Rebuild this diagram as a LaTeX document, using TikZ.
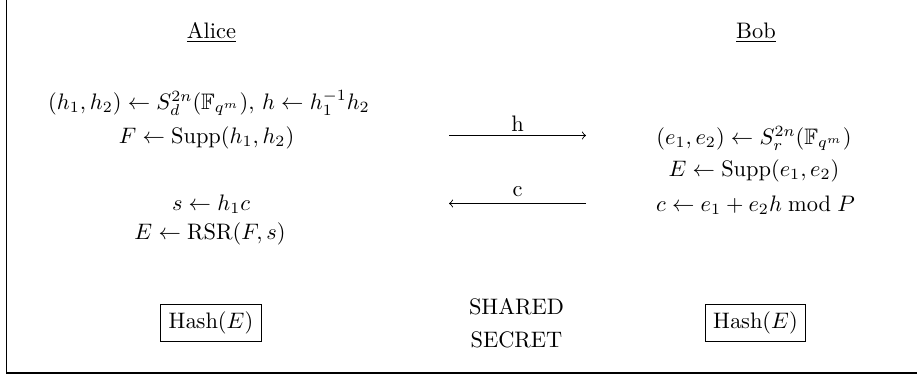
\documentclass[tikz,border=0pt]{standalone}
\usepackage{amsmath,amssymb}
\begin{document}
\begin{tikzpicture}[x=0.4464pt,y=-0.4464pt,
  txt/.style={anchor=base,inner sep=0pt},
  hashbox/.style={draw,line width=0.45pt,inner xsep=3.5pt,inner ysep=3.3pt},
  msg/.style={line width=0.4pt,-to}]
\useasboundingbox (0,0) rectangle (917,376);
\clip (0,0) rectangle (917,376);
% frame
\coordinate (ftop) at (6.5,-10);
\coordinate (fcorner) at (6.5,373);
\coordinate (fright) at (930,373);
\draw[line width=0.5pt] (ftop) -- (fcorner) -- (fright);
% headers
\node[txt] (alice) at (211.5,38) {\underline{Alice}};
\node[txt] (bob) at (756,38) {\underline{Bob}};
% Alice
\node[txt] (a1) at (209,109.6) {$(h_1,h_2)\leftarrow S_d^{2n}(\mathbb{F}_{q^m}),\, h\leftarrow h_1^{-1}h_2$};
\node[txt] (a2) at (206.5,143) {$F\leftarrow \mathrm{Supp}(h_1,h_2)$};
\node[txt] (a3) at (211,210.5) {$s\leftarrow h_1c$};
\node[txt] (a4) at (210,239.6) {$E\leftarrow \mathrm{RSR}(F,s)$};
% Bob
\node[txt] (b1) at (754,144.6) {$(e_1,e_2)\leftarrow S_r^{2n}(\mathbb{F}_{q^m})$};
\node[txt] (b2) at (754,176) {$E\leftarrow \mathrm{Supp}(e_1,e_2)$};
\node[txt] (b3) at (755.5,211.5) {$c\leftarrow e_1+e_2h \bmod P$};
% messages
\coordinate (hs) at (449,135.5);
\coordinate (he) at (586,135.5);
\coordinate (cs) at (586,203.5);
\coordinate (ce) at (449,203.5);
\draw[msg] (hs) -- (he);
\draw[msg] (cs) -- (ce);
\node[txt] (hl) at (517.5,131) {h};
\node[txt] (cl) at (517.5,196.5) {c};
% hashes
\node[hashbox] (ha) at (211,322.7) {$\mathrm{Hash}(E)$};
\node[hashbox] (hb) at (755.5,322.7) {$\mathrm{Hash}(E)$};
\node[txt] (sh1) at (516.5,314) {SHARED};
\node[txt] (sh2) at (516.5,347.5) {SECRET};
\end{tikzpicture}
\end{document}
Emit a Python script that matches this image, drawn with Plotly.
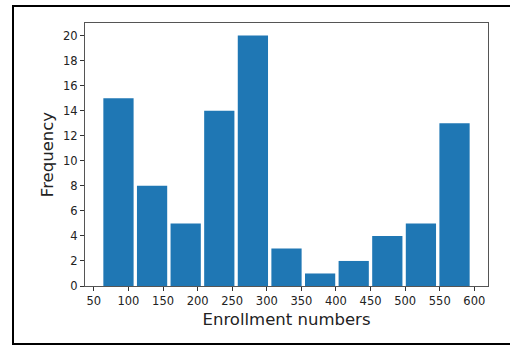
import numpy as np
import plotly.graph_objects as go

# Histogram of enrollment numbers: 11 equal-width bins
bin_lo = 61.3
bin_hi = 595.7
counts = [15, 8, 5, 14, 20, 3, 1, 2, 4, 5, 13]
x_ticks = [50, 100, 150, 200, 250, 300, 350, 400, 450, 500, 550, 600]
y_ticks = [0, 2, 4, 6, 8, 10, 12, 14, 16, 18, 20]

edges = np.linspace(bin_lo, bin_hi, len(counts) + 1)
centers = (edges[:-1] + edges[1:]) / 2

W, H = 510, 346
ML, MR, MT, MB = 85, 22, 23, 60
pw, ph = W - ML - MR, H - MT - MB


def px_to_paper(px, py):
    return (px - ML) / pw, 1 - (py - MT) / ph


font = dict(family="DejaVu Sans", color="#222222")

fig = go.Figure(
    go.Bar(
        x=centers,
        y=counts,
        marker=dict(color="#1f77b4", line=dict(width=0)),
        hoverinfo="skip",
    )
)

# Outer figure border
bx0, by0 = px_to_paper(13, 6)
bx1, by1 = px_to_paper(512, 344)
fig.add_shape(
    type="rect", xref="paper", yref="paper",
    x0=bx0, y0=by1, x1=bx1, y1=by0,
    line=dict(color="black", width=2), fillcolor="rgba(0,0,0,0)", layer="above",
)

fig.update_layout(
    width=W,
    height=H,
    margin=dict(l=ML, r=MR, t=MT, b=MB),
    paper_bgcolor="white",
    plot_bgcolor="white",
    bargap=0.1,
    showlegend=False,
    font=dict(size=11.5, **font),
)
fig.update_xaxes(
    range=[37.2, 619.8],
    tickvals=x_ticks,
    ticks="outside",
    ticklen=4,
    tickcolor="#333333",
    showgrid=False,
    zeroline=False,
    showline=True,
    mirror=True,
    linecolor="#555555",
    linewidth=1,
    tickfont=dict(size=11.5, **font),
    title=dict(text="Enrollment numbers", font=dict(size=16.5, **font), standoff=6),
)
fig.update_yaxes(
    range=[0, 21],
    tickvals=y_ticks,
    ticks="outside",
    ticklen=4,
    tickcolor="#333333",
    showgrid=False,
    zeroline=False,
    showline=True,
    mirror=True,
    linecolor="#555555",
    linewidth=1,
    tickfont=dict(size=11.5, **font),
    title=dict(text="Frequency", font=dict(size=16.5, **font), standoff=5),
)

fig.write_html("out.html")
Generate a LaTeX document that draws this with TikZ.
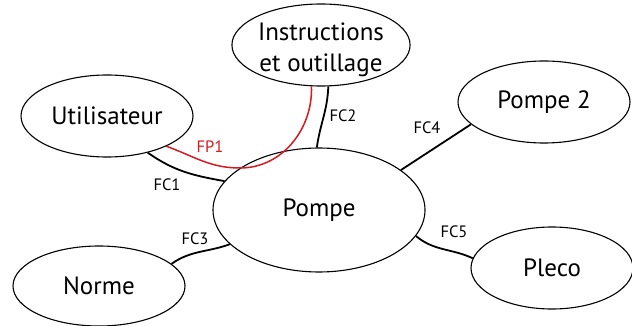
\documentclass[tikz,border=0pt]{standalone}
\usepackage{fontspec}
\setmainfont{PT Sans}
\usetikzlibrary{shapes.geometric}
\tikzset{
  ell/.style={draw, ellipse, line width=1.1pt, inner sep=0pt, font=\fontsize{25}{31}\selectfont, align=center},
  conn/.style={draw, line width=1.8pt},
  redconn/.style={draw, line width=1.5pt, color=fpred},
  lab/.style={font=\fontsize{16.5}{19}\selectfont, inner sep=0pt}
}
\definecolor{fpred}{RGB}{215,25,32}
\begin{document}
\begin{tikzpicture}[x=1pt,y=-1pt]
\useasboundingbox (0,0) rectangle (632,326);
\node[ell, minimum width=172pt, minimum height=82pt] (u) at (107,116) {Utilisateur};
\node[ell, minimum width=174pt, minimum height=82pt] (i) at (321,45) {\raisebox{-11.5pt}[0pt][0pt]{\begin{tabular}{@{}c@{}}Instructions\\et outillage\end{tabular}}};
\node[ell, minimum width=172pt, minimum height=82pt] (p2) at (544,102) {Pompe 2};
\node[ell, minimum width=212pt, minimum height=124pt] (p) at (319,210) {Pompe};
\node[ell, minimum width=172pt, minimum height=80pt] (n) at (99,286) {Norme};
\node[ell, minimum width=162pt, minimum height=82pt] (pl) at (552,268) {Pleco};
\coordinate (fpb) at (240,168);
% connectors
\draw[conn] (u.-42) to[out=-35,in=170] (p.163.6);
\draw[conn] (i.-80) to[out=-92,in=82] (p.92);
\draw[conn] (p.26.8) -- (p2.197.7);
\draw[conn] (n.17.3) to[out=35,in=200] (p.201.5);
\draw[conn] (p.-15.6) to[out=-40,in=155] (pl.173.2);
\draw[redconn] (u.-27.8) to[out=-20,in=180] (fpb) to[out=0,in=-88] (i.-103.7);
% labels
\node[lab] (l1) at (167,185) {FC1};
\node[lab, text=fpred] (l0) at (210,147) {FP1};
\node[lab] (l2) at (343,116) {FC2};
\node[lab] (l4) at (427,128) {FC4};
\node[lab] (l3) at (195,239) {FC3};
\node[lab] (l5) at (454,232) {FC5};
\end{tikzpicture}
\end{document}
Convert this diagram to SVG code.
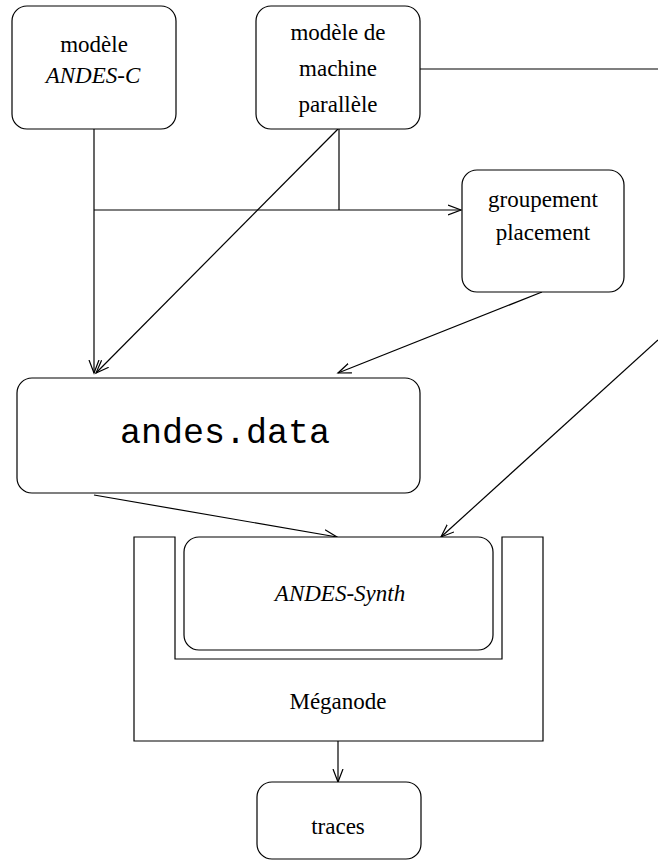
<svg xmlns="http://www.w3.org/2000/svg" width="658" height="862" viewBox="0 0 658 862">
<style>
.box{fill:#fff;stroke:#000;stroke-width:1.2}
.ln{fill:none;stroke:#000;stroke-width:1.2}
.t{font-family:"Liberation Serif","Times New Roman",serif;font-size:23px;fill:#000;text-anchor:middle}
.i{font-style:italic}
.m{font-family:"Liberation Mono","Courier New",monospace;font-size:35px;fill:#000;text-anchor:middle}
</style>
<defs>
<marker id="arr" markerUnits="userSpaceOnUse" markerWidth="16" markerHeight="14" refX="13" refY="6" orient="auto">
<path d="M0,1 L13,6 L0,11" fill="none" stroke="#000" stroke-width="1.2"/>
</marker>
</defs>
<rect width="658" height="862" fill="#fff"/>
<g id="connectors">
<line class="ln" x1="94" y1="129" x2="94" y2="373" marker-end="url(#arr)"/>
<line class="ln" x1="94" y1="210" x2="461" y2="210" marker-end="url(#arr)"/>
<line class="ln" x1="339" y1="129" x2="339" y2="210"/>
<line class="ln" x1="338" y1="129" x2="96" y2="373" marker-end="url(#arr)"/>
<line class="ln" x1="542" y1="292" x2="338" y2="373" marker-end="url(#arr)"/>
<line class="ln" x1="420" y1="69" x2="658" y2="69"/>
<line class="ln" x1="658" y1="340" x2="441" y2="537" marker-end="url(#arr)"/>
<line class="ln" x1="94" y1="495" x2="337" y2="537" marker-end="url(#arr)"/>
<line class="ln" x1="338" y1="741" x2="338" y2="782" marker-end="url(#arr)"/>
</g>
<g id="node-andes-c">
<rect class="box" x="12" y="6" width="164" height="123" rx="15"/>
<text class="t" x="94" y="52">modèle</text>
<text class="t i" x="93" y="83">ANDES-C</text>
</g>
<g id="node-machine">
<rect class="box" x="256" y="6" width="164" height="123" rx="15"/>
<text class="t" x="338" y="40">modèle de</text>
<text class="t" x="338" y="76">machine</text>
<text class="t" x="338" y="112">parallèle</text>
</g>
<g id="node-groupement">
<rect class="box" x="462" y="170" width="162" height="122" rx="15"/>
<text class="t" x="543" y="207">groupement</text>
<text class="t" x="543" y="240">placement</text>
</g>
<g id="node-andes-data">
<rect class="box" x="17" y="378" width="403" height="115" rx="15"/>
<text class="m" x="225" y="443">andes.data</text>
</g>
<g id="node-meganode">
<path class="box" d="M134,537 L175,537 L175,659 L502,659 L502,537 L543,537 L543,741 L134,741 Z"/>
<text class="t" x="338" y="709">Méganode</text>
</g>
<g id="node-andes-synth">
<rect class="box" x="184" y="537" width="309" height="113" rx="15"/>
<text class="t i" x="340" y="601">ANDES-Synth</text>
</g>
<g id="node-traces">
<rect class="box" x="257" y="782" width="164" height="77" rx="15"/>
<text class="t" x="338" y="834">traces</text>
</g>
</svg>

EXERCISE: Your answer should be one number: how many lines of the listing include the word "diagram".

RESULT: 2